The MKAA, and it's member dojo are the only organisation of dojo in Australia that are officially recognised and authorised to teach by the late Soke Takayoshi Nagamine, and the current Board of Directors of the World Matsubayashi-ryu (Shorin-ryu) Karate-do Association located in Okinawa, Japan.

Since the sudden passing of Soke Takayoshi Nagamine in April 2012, the Australian association has remained under the direction of the WMKA Board of Directors in Okinawa. The MKAA is an official representative of the Kodokan Arakaki Karate Dojo and Vice-President Sensei Toshimitsu Arakaki, Fuku-Kaicho, Hanshi 10th Dan and the World Matsubayashi-ryu (Shorin-ryu) Karate-do Association.

Sensei Arakaki (l) with dojo owners Sensei Carlyle (m) and Sensei Cummings (r).

Sensei Arakaki with Sensei Carlyle.

The MKAA was established in order to promote, teach and spread traditional Okinawan Karate-do throughout Australia.
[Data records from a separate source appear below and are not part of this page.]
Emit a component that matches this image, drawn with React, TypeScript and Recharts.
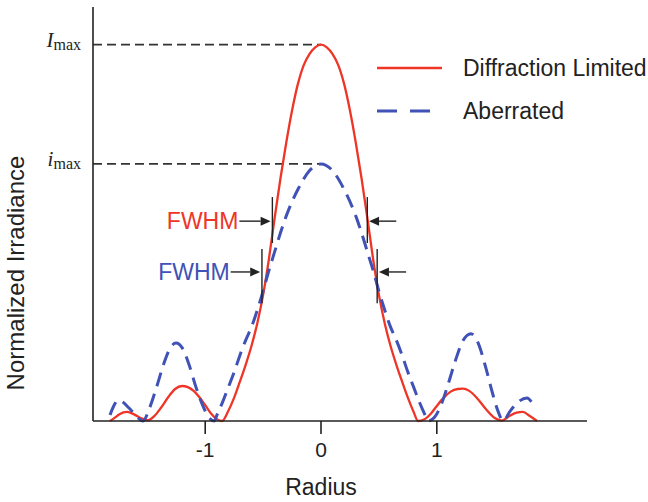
import { LineChart, Line, XAxis, YAxis, ReferenceLine, Legend, Label } from "recharts"

const SANS = "'Liberation Sans', Arial, Helvetica, sans-serif"
const SERIF = "'Liberation Serif', 'Times New Roman', serif"
const RED = "#ee3526"
const BLUE = "#4052b6"
const INK = "#222222"

// diffraction limited profile
const redRadius = [
  -1.822, -1.78, -1.74, -1.675, -1.61, -1.55, -1.494, -1.44, -1.38, -1.32, -1.26, -1.2, -1.15, -1.1,
  -1.05, -1.0, -0.95, -0.9, -0.855, -0.8, -0.75, -0.7, -0.65, -0.6, -0.55, -0.5, -0.45, -0.4, -0.35,
  -0.3, -0.25, -0.2, -0.15, -0.1, -0.05, 0, 0.05, 0.1, 0.15, 0.2, 0.25, 0.3, 0.35, 0.4, 0.45, 0.5,
  0.55, 0.6, 0.65, 0.7, 0.75, 0.8, 0.838, 0.89, 0.95, 1.0, 1.06, 1.12, 1.18, 1.226, 1.28, 1.35, 1.42,
  1.5, 1.563, 1.63, 1.69, 1.744, 1.8, 1.865,
]
const redIrradiance = [
  0, 0.009, 0.018, 0.024, 0.017, 0.007, 0.002, 0.013, 0.036, 0.063, 0.085, 0.093, 0.09, 0.08,
  0.063, 0.042, 0.02, 0.005, 0, 0.027, 0.062, 0.105, 0.15, 0.2, 0.26, 0.335, 0.43, 0.54, 0.645,
  0.74, 0.825, 0.895, 0.945, 0.975, 0.993, 1, 0.993, 0.975, 0.945, 0.895, 0.825, 0.74, 0.645, 0.54,
  0.43, 0.335, 0.26, 0.2, 0.15, 0.105, 0.062, 0.024, 0, 0.004, 0.02, 0.04, 0.062, 0.078, 0.085,
  0.086, 0.08, 0.06, 0.033, 0.008, 0.001, 0.014, 0.022, 0.024, 0.014, 0,
]

// aberrated profile
const blueRadius = [
  -1.822, -1.79, -1.753, -1.71, -1.66, -1.6, -1.537, -1.48, -1.42, -1.36, -1.3, -1.252, -1.2, -1.14,
  -1.08, -1.02, -0.97, -0.92, -0.9, -0.85, -0.8, -0.75, -0.7, -0.65, -0.6, -0.55, -0.5, -0.45, -0.4,
  -0.35, -0.3, -0.2, -0.1, 0, 0.1, 0.2, 0.3, 0.35, 0.4, 0.45, 0.5, 0.55, 0.6, 0.65, 0.7, 0.75, 0.8,
  0.85, 0.9, 0.924, 0.98, 1.04, 1.1, 1.16, 1.22, 1.295, 1.36, 1.42, 1.48, 1.53, 1.572, 1.63, 1.7,
  1.779, 1.82, 1.848,
]
const blueIrradiance = [
  0.016, 0.04, 0.055, 0.05, 0.035, 0.015, 0, 0.035, 0.09, 0.15, 0.195, 0.207, 0.195, 0.15, 0.09,
  0.04, 0.01, 0, 0.015, 0.05, 0.09, 0.13, 0.175, 0.215, 0.25, 0.295, 0.345, 0.4, 0.45, 0.5, 0.545,
  0.615, 0.665, 0.683, 0.665, 0.615, 0.545, 0.5, 0.45, 0.4, 0.345, 0.295, 0.25, 0.215, 0.175, 0.13,
  0.09, 0.05, 0.015, 0, 0.01, 0.045, 0.1, 0.16, 0.21, 0.232, 0.205, 0.145, 0.075, 0.025, 0, 0.025,
  0.05, 0.061, 0.05, 0.037,
]

const seriesNames = ["Diffraction Limited", "Aberrated"]
const xTicks = [-1, 0, 1]
const xDomain = [-1.969, 2.297]
const peakSymbols = ["i", "I"]
const redPeak = Math.max(...redIrradiance)
const bluePeak = Math.max(...blueIrradiance)
const peakTicks = [bluePeak, redPeak]

// FWHM edges (radius) and where the bracket marks sit (irradiance)
const fwhmRed = [-0.42, 0.4]
const fwhmBlue = [-0.51, 0.485]
const redBracket = [0.473, 0.595]
const blueBracket = [0.313, 0.457]
const redArrowLevel = 0.531
const blueArrowLevel = 0.396

const redData = redRadius.map((r, i) => ({ r, v: redIrradiance[i] }))
const blueData = blueRadius.map((r, i) => ({ r, v: blueIrradiance[i] }))

const PeakTick = (props: any) => {
  const { x, y, payload } = props
  const sym = peakSymbols[peakTicks.indexOf(payload.value)]
  return (
    <text x={x - 4} y={y + 2} textAnchor="end" fontFamily={SERIF} fill={INK}>
      <tspan fontStyle="italic" fontSize={21}>
        {sym}
      </tspan>
      <tspan fontSize={16} dy={3}>
        max
      </tspan>
    </text>
  )
}

const arrow = (text?: string, color?: string) => (props: any) => {
  const { x1, y1, x2, y2 } = props
  const dir = Math.sign(x2 - x1)
  const head = 10
  return (
    <g>
      <line x1={x1} y1={y1} x2={x2 - dir * head} y2={y2} stroke={INK} strokeWidth={1.4} />
      <polygon
        points={`${x2},${y2} ${x2 - dir * head},${y2 - 4.5} ${x2 - dir * head},${y2 + 4.5}`}
        fill={INK}
      />
      {text && (
        <text
          x={x1 - 1}
          y={y1}
          textAnchor="end"
          dominantBaseline="central"
          fontFamily={SANS}
          fontSize={23}
          fill={color}
        >
          {text}
        </text>
      )}
    </g>
  )
}

const LegendBox = () => (
  <svg width={278} height={80}>
    <line x1={7} x2={72} y1={18} y2={18} stroke={RED} strokeWidth={2.5} />
    <text x={93} y={18} dominantBaseline="central" fontFamily={SANS} fontSize={23} fill={INK}>
      {seriesNames[0]}
    </text>
    <line x1={7} x2={64} y1={61} y2={61} stroke={BLUE} strokeWidth={3} strokeDasharray="20 13" />
    <text x={93} y={61} dominantBaseline="central" fontFamily={SANS} fontSize={23} fill={INK}>
      {seriesNames[1]}
    </text>
  </svg>
)

export default function App() {
  return (
    <div style={{ position: "absolute", left: 0, top: 0 }}>
      <LineChart width={648} height={502} margin={{ top: 7, right: 61, bottom: 21, left: 33 }}>
        <XAxis
          type="number"
          dataKey="r"
          domain={xDomain}
          ticks={xTicks}
          allowDataOverflow
          height={60}
          tickSize={13}
          tickMargin={8}
          stroke={INK}
          strokeWidth={1.6}
          tick={{ fontSize: 21, fill: INK, fontFamily: SANS }}
          label={
            <Label
              content={() => (
                <text x={321} y={495} textAnchor="middle" fontFamily={SANS} fontSize={23} fill={INK}>
                  Radius
                </text>
              )}
            />
          }
        />
        <YAxis
          type="number"
          domain={[0, 1.1]}
          ticks={peakTicks}
          width={60}
          tickLine={false}
          stroke={INK}
          strokeWidth={1.6}
          tick={<PeakTick />}
          label={
            <Label
              content={() => (
                <text
                  x={15}
                  y={273}
                  transform="rotate(-90 15 273)"
                  textAnchor="middle"
                  dominantBaseline="central"
                  fontFamily={SANS}
                  fontSize={24}
                  fill={INK}
                >
                  Normalized Irradiance
                </text>
              )}
            />
          }
        />

        <ReferenceLine
          segment={[{ x: xDomain[0], y: redPeak }, { x: 0, y: redPeak }]}
          stroke="#333"
          strokeWidth={1.8}
          strokeDasharray="9 5"
        />
        <ReferenceLine
          segment={[{ x: xDomain[0], y: bluePeak }, { x: 0, y: bluePeak }]}
          stroke="#333"
          strokeWidth={1.8}
          strokeDasharray="9 5"
        />

        <Line
          data={redData}
          dataKey="v"
          type="monotone"
          stroke={RED}
          strokeWidth={2.3}
          dot={false}
          activeDot={false}
          isAnimationActive={false}
        />
        <Line
          data={blueData}
          dataKey="v"
          type="monotone"
          stroke={BLUE}
          strokeWidth={3}
          strokeDasharray="14 8"
          dot={false}
          activeDot={false}
          isAnimationActive={false}
        />

        {/* FWHM brackets */}
        {fwhmRed.map((x) => (
          <ReferenceLine
            key={`rb${x}`}
            segment={[{ x, y: redBracket[0] }, { x, y: redBracket[1] }]}
            stroke={INK}
            strokeWidth={1.4}
          />
        ))}
        {fwhmBlue.map((x) => (
          <ReferenceLine
            key={`bb${x}`}
            segment={[{ x, y: blueBracket[0] }, { x, y: blueBracket[1] }]}
            stroke={INK}
            strokeWidth={1.4}
          />
        ))}
        <ReferenceLine
          segment={[
            { x: fwhmRed[0] - 0.285, y: redArrowLevel },
            { x: fwhmRed[0] - 0.015, y: redArrowLevel },
          ]}
          shape={arrow("FWHM", RED)}
        />
        <ReferenceLine
          segment={[
            { x: fwhmRed[1] + 0.25, y: redArrowLevel },
            { x: fwhmRed[1] + 0.015, y: redArrowLevel },
          ]}
          shape={arrow()}
        />
        <ReferenceLine
          segment={[
            { x: fwhmBlue[0] - 0.27, y: blueArrowLevel },
            { x: fwhmBlue[0] - 0.015, y: blueArrowLevel },
          ]}
          shape={arrow("FWHM", BLUE)}
        />
        <ReferenceLine
          segment={[
            { x: fwhmBlue[1] + 0.25, y: blueArrowLevel },
            { x: fwhmBlue[1] + 0.015, y: blueArrowLevel },
          ]}
          shape={arrow()}
        />

        <Legend
          layout="vertical"
          align="center"
          verticalAlign="middle"
          wrapperStyle={{ left: 370, top: 50, width: 278, height: 80 }}
          content={() => <LegendBox />}
        />
      </LineChart>
    </div>
  )
}
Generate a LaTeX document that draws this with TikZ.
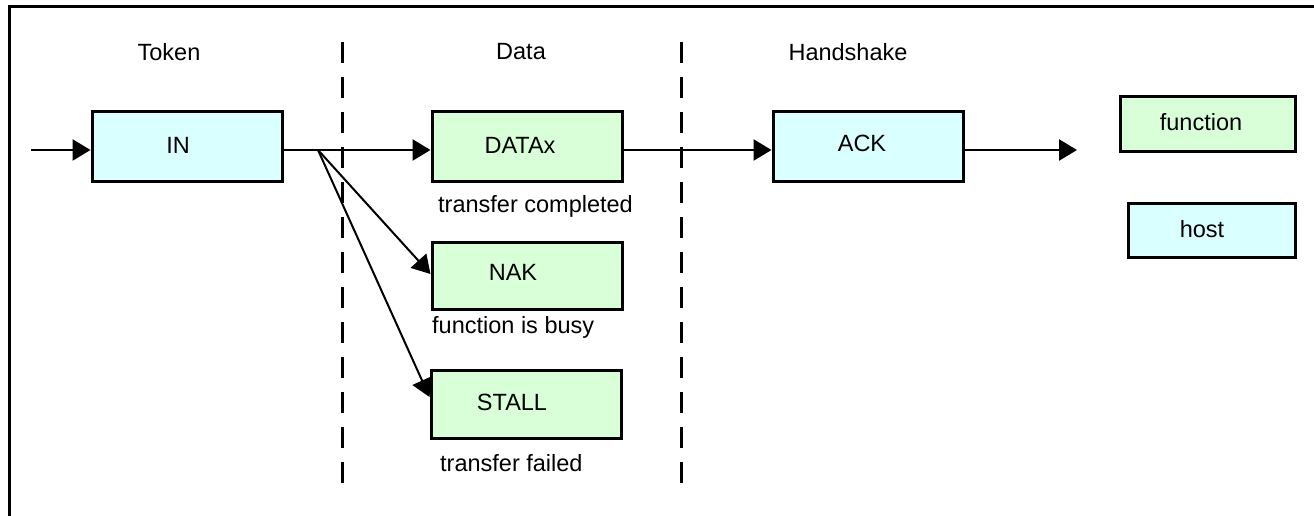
\documentclass[tikz,border=0pt]{standalone}
\usepackage{fontspec}
\setmainfont{Liberation Sans}
\usetikzlibrary{arrows.meta}
\definecolor{hostfill}{HTML}{D9FFFF}
\definecolor{funcfill}{HTML}{D9FFD9}
\tikzset{
  box/.style={draw=black, line width=3pt, minimum width=190pt, minimum height=69pt, inner sep=0pt},
  hostbox/.style={box, fill=hostfill},
  funcbox/.style={box, fill=funcfill},
  keybox/.style={draw=black, line width=3pt, inner sep=0pt, minimum height=54pt},
  lbl/.style={font=\fontsize{23.5}{28}\selectfont, inner sep=0pt},
  flow/.style={line width=2.6pt, -{Triangle[length=18pt,width=21pt]}},
  branch/.style={line width=2pt, -{Triangle[length=18pt,width=21pt]}},
  phase/.style={line width=3pt, dash pattern=on 21pt off 14pt},
  frame/.style={line width=3pt}
}
\begin{document}
\begin{tikzpicture}[x=1pt,y=-1pt]
\useasboundingbox (0,0) rectangle (1314,516);
% outer frame (top and left edges)
\draw[frame] (9,516) -- (9,7) -- (1314,7);

% phase headings
\node[lbl] (tok) at (169,52) {Token};
\node[lbl] (dat) at (521,52) {Data};
\node[lbl] (hs) at (848,52) {Handshake};

% phase separators
\draw[phase] (342,42) -- (342,492);
\draw[phase] (681,42) -- (681,492);

% packets
\node[hostbox, label={[lbl,xshift=-9pt,yshift=1.5pt]center:IN}] (in) at (187,146.5) {};
\node[funcbox, label={[lbl,xshift=-7pt,yshift=1.5pt]center:DATAx}] (data) at (527,146.5) {};
\node[funcbox, minimum height=67pt, label={[lbl,xshift=-14pt,yshift=3.5pt]center:NAK}] (nak) at (527,275.5) {};
\node[funcbox, minimum height=68pt, label={[lbl,xshift=-14pt,yshift=2pt]center:STALL}] (stall) at (526,404) {};
\node[hostbox, label={[lbl,xshift=-6pt,yshift=3pt]center:ACK}] (ack) at (868,146.5) {};

% outcome notes
\node[lbl, anchor=west] (ok) at (438,206) {transfer completed};
\node[lbl, anchor=west] (busy) at (432,327) {function is busy};
\node[lbl, anchor=west] (fail) at (440,463) {transfer failed};

% legend
\node[keybox, fill=funcfill, minimum width=175pt] (kf) at (1207.5,124) {};
\node[lbl] at (1201,122) {function};
\node[keybox, fill=hostfill, minimum width=167pt] (kh) at (1211.5,230) {};
\node[lbl] at (1202,229) {host};

% flow along the main row
\coordinate (row) at (0,150);
\coordinate (start) at (31,150);
\coordinate (fork) at (318,150);
\coordinate (done) at (1077,150);
\draw[flow] (start) -- (in.west |- row);
\draw[flow] (in.east |- row) -- (data.west |- row);
\draw[branch] (fork) -- ([yshift=1.5pt]nak.west);
\draw[branch] (fork) -- ([yshift=7pt]stall.west);
\draw[flow] (data.east |- row) -- (ack.west |- row);
\draw[flow] (ack.east |- row) -- (done);
\end{tikzpicture}
\end{document}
The MKAA teaches traditional Matsubayashi-ryu Karate-do, as founded in 1947 by Osensei Shoshin Nagamine, Hanshi 10th Dan, and taught to Sensei John Carlyle, and Sensei Reece Cummings by the second generation headmaster, Soke Takayoshi Nagamine, Hanshisei 10th Dan, and son of the founder.

Matsubayashi-ryu is one of the main branches of Okinawan Karate-do practiced in Okinawa today, and was one of the styles which was in the first Karate federation in Okinawa. Matsubayashi-ryu is characterised by natural, flowing, fluid and snap, or whip-like techniques. It is a karate-based system with a strong focus on practical and realistic applications.

Matsubayashi-ryu Karate-do aims to acheive:

  • Versatile self-defence skills
  • Heightened co-ordination & reflexes
  • Discipline
  • Confidence
  • Fitness, health, stamina & flexibility
  • Cultivation & life-style development
  • Culture & history
  • Stress management
  • Ability to protect yourself and your loved ones
History & Lineage chart

Karate (空手) is a martial art (or a civilian self-defence system) which was developed in Okinawa (Ryukyu Islands). Karate originated from the fighting methods of 'te' as is characterised by punching, kicking, sharp blows & strikes as well as using pressure-sensitive points on the body of the opponent. Karate literally means empty (kara 空) hand (te 手).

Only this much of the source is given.